Par Didier NEBOT
Malgré la demande du Ribach de passer outre à cette attitude dédaigneuse, la lutte s'amplifia et éclata lors de l'événement suivant : quarante-cinq personnes arrivèrent en bateau de Majorque.
C'étaient des réfugiés de Majorque, Valence et Barcelone. Le prince voyait d'un bon œil leur arrivée dans sa ville car ils devaient payer double ; en effet, c'était la nouvelle loi, alors qu’auparavant, on accueillait les rescapés gratuitement. Ainsi, les Juifs continuèrent à s'enfuir d'Espagne pour se réfugier en Algérie après le traumatisme des émeutes qui s'étaient produites en Espagne.
Leur seul but était de continuer vivre leur judaïsme tant au grand jour qu'en secret.
Un jour, 45 réfugiés arrivèrent en Algérie dans un bateau en provenance de Majorque. Certains habitants d'Alger virent d'un mauvais œil la venue d'autres Juifs à Alger. Apparemment, il s'agissait d Juifs d'origine espagnole et non des habitants de l'île. Ceux-ci craignaient d'être touchés du point de vue financier. En effet ceux qui venaient d'Espagne possédaient, pour la plupart les mêmes qualifications économiques et commerciales. Les Majorquins craignaient donc la concurrence.

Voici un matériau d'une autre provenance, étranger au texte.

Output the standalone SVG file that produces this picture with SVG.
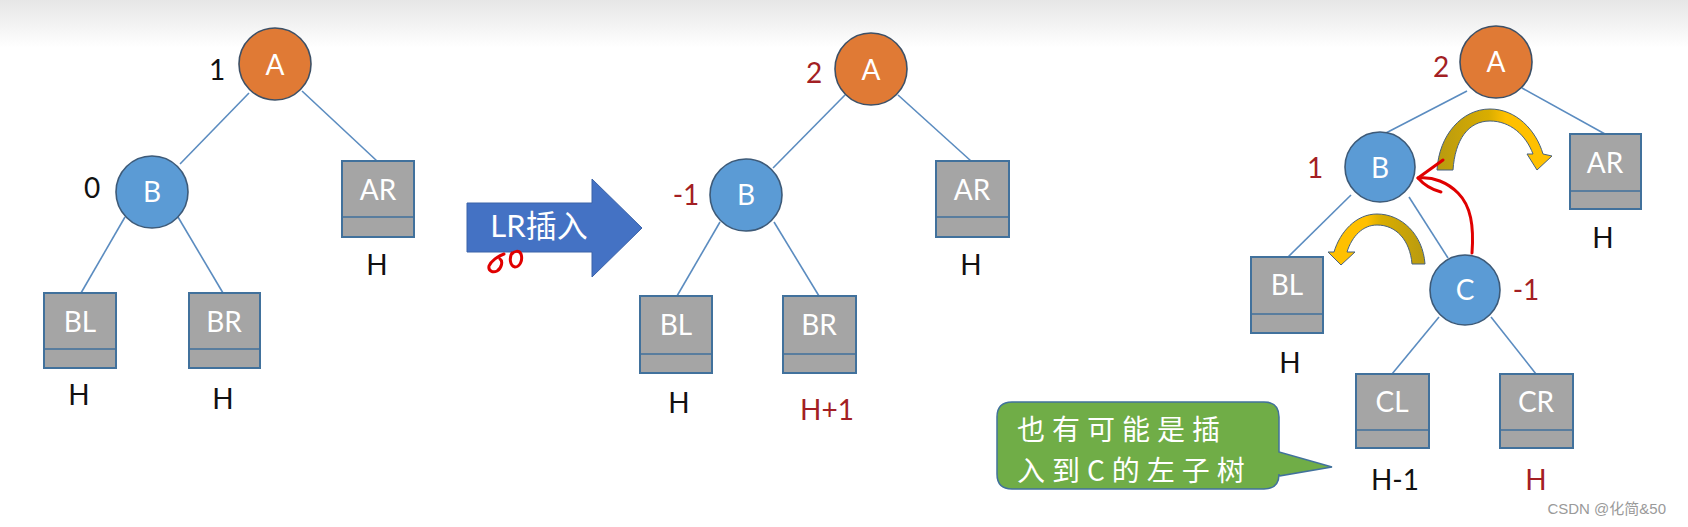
<svg xmlns="http://www.w3.org/2000/svg" width="1688" height="527" viewBox="0 0 1688 527">
<defs>
<linearGradient id="topband" x1="0" y1="0" x2="0" y2="1">
<stop offset="0" stop-color="#e6e6e6"/>
<stop offset="1" stop-color="#ffffff"/>
</linearGradient>
<linearGradient id="goldR" x1="0" y1="0" x2="1" y2="0">
<stop offset="0" stop-color="#b89a10"/>
<stop offset="0.45" stop-color="#d9ad00"/>
<stop offset="0.6" stop-color="#ffc000"/>
<stop offset="1" stop-color="#ffc000"/>
</linearGradient>
<linearGradient id="goldL" x1="1" y1="0" x2="0" y2="0">
<stop offset="0" stop-color="#b89a10"/>
<stop offset="0.45" stop-color="#d9ad00"/>
<stop offset="0.6" stop-color="#ffc000"/>
<stop offset="1" stop-color="#ffc000"/>
</linearGradient>
<style>
.edge{stroke:#5b8cc0;stroke-width:1.6;fill:none}
.orange{fill:#e07a35;stroke:#3d5066;stroke-width:1.6}
.blue{fill:#5b9bd5;stroke:#3d5a78;stroke-width:1.6}
.box{fill:#a5a5a5;stroke:#41719c;stroke-width:2}
.div{stroke:#41719c;stroke-width:1.5}
.nl{font-family:Lato,"Liberation Sans",sans-serif;font-size:28px;fill:#ffffff;text-anchor:middle}
.lab{font-family:Lato,"Liberation Sans",sans-serif;font-size:28px;fill:#111111;text-anchor:middle}
.red{fill:#a31f24}
.curl{stroke:#47617e;stroke-width:1}
.ink{stroke:#e00000;stroke-width:3;fill:none;stroke-linecap:round;stroke-linejoin:round}
.cjk{font-family:"Noto Sans CJK SC",sans-serif;font-size:28px;fill:#ffffff;letter-spacing:7px}
</style>
</defs>
<rect x="0" y="0" width="1688" height="527" fill="#ffffff"/>
<rect x="0" y="0" width="1688" height="48" fill="url(#topband)"/>

<g id="connectors">
<line class="edge" x1="249" y1="93" x2="180" y2="164"/>
<line class="edge" x1="302" y1="91" x2="377" y2="161"/>
<line class="edge" x1="125" y1="217" x2="81" y2="293"/>
<line class="edge" x1="178" y1="217" x2="223" y2="293"/>
<line class="edge" x1="845" y1="95" x2="773" y2="168"/>
<line class="edge" x1="898" y1="95" x2="971" y2="161"/>
<line class="edge" x1="720" y1="222" x2="677" y2="296"/>
<line class="edge" x1="774" y1="222" x2="819" y2="296"/>
<line class="edge" x1="1467" y1="91" x2="1384" y2="134"/>
<line class="edge" x1="1522" y1="88" x2="1605" y2="134"/>
<line class="edge" x1="1351" y1="195" x2="1288" y2="257"/>
<line class="edge" x1="1409" y1="197" x2="1448" y2="258"/>
<line class="edge" x1="1439" y1="317" x2="1392" y2="374"/>
<line class="edge" x1="1491" y1="317" x2="1536" y2="374"/>
</g>

<!-- Panel 1 -->
<g id="p1-A"><circle class="orange" cx="275" cy="64" r="36"/><text class="nl" x="275" y="75">A</text><text class="lab" x="217" y="80">1</text></g>
<g id="p1-B"><circle class="blue" cx="152" cy="192" r="36"/><text class="nl" x="152" y="202">B</text><text class="lab" x="92" y="198">0</text></g>
<g id="p1-AR"><rect class="box" x="342" y="161" width="72" height="76"/><line class="div" x1="342" y1="217" x2="414" y2="217"/><text class="nl" x="378" y="200">AR</text><text class="lab" x="377" y="275">H</text></g>
<g id="p1-BL"><rect class="box" x="44" y="293" width="72" height="75"/><line class="div" x1="44" y1="349" x2="116" y2="349"/><text class="nl" x="80" y="332">BL</text><text class="lab" x="79" y="405">H</text></g>
<g id="p1-BR"><rect class="box" x="189" y="293" width="71" height="75"/><line class="div" x1="189" y1="349" x2="260" y2="349"/><text class="nl" x="224" y="332">BR</text><text class="lab" x="223" y="409">H</text></g>

<!-- Big arrow -->
<g id="lr-arrow">
<path d="M467 203 L592 203 L592 179 L642 228 L592 277 L592 252 L467 252 Z" fill="#4472c4" stroke="#3a62a8" stroke-width="1"/>
<text x="539" y="237" font-family="Lato,'Noto Sans CJK SC',sans-serif" font-size="31" fill="#ffffff" text-anchor="middle">LR插入</text>
<path class="ink" d="M504 254 C498 256 491 261 489 266 C488 271 493 273 497 271 C502 268 503 261 500 259"/>
<path class="ink" d="M512 253 C509 258 510 266 515 267 C520 267 523 260 521 254 C519 250 514 251 512 254"/>
</g>

<!-- Panel 2 -->
<g id="p2-A"><circle class="orange" cx="871" cy="69" r="36"/><text class="nl" x="871" y="80">A</text><text class="lab red" x="814" y="83">2</text></g>
<g id="p2-B"><circle class="blue" cx="746" cy="195" r="36"/><text class="nl" x="746" y="205">B</text><text class="lab red" x="686" y="205">-1</text></g>
<g id="p2-AR"><rect class="box" x="936" y="161" width="73" height="76"/><line class="div" x1="936" y1="217" x2="1009" y2="217"/><text class="nl" x="972" y="200">AR</text><text class="lab" x="971" y="275">H</text></g>
<g id="p2-BL"><rect class="box" x="640" y="296" width="72" height="77"/><line class="div" x1="640" y1="354" x2="712" y2="354"/><text class="nl" x="676" y="335">BL</text><text class="lab" x="679" y="413">H</text></g>
<g id="p2-BR"><rect class="box" x="783" y="296" width="73" height="77"/><line class="div" x1="783" y1="354" x2="856" y2="354"/><text class="nl" x="819" y="335">BR</text><text class="lab red" x="827" y="420">H+1</text></g>

<!-- Panel 3 -->
<g id="p3-A"><circle class="orange" cx="1496" cy="62" r="36"/><text class="nl" x="1496" y="72">A</text><text class="lab red" x="1441" y="77">2</text></g>
<g id="p3-B"><circle class="blue" cx="1380" cy="167" r="35"/><text class="nl" x="1380" y="178">B</text><text class="lab red" x="1315" y="178">1</text></g>
<g id="p3-C"><circle class="blue" cx="1465" cy="290" r="35"/><text class="nl" x="1465" y="300">C</text><text class="lab red" x="1526" y="300">-1</text></g>
<g id="p3-AR"><rect class="box" x="1570" y="134" width="71" height="75"/><line class="div" x1="1570" y1="191" x2="1641" y2="191"/><text class="nl" x="1605" y="173">AR</text><text class="lab" x="1603" y="248">H</text></g>
<g id="p3-BL"><rect class="box" x="1251" y="257" width="72" height="76"/><line class="div" x1="1251" y1="314" x2="1323" y2="314"/><text class="nl" x="1287" y="295">BL</text><text class="lab" x="1290" y="373">H</text></g>
<g id="p3-CL"><rect class="box" x="1356" y="374" width="73" height="74"/><line class="div" x1="1356" y1="430" x2="1429" y2="430"/><text class="nl" x="1392" y="412">CL</text><text class="lab" x="1395" y="490">H-1</text></g>
<g id="p3-CR"><rect class="box" x="1500" y="374" width="73" height="74"/><line class="div" x1="1500" y1="430" x2="1573" y2="430"/><text class="nl" x="1536" y="412">CR</text><text class="lab red" x="1536" y="490">H</text></g>

<!-- rotation arrows -->
<g id="rot-big">
<path class="curl" fill="url(#goldR)" d="M1437 170 C1439 135 1462 109 1490 109 C1516 109 1536 130 1543 154 L1552 156 L1537 170 L1527 154 L1533 154 C1526 135 1510 121 1490 121 C1468 121 1455 140 1453 170 Z"/>
</g>
<g id="rot-small">
<path class="curl" fill="url(#goldL)" d="M1425 264 C1423 235 1402 214 1377 214 C1356 214 1340 232 1334 252 L1328 252 L1341 265 L1355 252 L1347 252 C1352 236 1363 225 1377 225 C1396 225 1410 240 1412 264 Z"/>
</g>
<g id="red-mark">
<path class="ink" d="M1472 253 C1474 226 1471 206 1458 193 C1448 183 1433 176 1418 178"/>
<path class="ink" d="M1443 160 L1418 178 C1425 186 1433 190 1441 192"/>
</g>

<!-- callout -->
<g id="callout">
<path d="M1012 402 L1264 402 Q1279 402 1279 417 L1279 452 L1332 467 L1279 476 L1279 474 Q1279 489 1264 489 L1012 489 Q997 489 997 474 L997 417 Q997 402 1012 402 Z" fill="#70ad47" stroke="#41719c" stroke-width="1.5"/>
<text class="cjk" x="1017" y="440">也有可能是插</text>
<text class="cjk" x="1017" y="481">入到C的左子树</text>
</g>

<text x="1666" y="514" font-family="'Liberation Sans','Noto Sans CJK SC',sans-serif" font-size="15" fill="#9a9a9a" text-anchor="end">CSDN @化简&amp;50</text>
</svg>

Ce même Untel avait oeuvré auprès du gouvernement afin d'empêcher le débarquement des nouveaux venus. Il essayait aussi de les convaincre de retourner à Majorque. Dans cette hypothèse, leur retour constituerait un obstacle à la venue d'autres rescapés, lesquels prendraient conscience que les portes de l'Algérie étaient verrouillées devant les Juifs rescapés d'Espagne. En outre renvoyer les réfugiés en Espagne les exposait à des châtiments sévères et mettait leur vie en danger si l'on découvrait qu'ils s'étaient enfuis de la péninsule.
Nous apprenons de la sorte que le gouvernement algérien avait, au début, ouvert ses portes aux Juifs réfugiés, sans même leur demander une taxe d'entrée douanière en Algérie. Dans la ville de Ténès, on apprit de même que le gouvernement local accordait une aide pour l'intégration des réfugiés. Ainsi, ceux-ci eurent droit à des réductions d'impôt par tête alors que les Juifs locaux n'en bénéficiaient pas. Cela provoqua le mécontentement des habitants de la ville. De ce fait, les habitants d'origine musulmane virent d'un mauvais ceil la venue d'un trop grand nombre de Juifs dans la ville. Ils redoutaient qu'une augmentation de la population n'entraînàt un grand besoin et provoquerait une hausse des prix. Ils firent donc appel au juge de l'époque, Alkadaï ben Mahraz, afin qu'il interdise l'entrée des Juifs d'Espagne dans la ville.
Alkadaï ben Mahraz réprimanda les quelques descendant d'Ismaël venus lui demander de ne pas autoriser le débarquement des Juifs sur la côte car cela aurait pour conséquence de provoquer une augmentation du taux d'inflation. Le magistrac, irrité, les chassa de son palais en les insultant : « Je croyais que vous étiez des croyants mais je vois que vous êtes des rebelles. Par conséquent, je ne vois pas pourquoi D.ieu vous apporterait votre subsistance dans le monde ? N'est-ce pas qu'un individu vit sur la simple parole de D.ieu »
Le Cadi, c'est-à-dire le juge, rejeta leur demande car leur crainte provenait d'un manque de confiance religieuse. Et, selon lui, ces plaintifs croyaient que l'homme pourvoyait à ses propres besoins alors que c'est Dieu qui accorde la subsistance au monde entier y compris aux Juifs qui allaient arriver.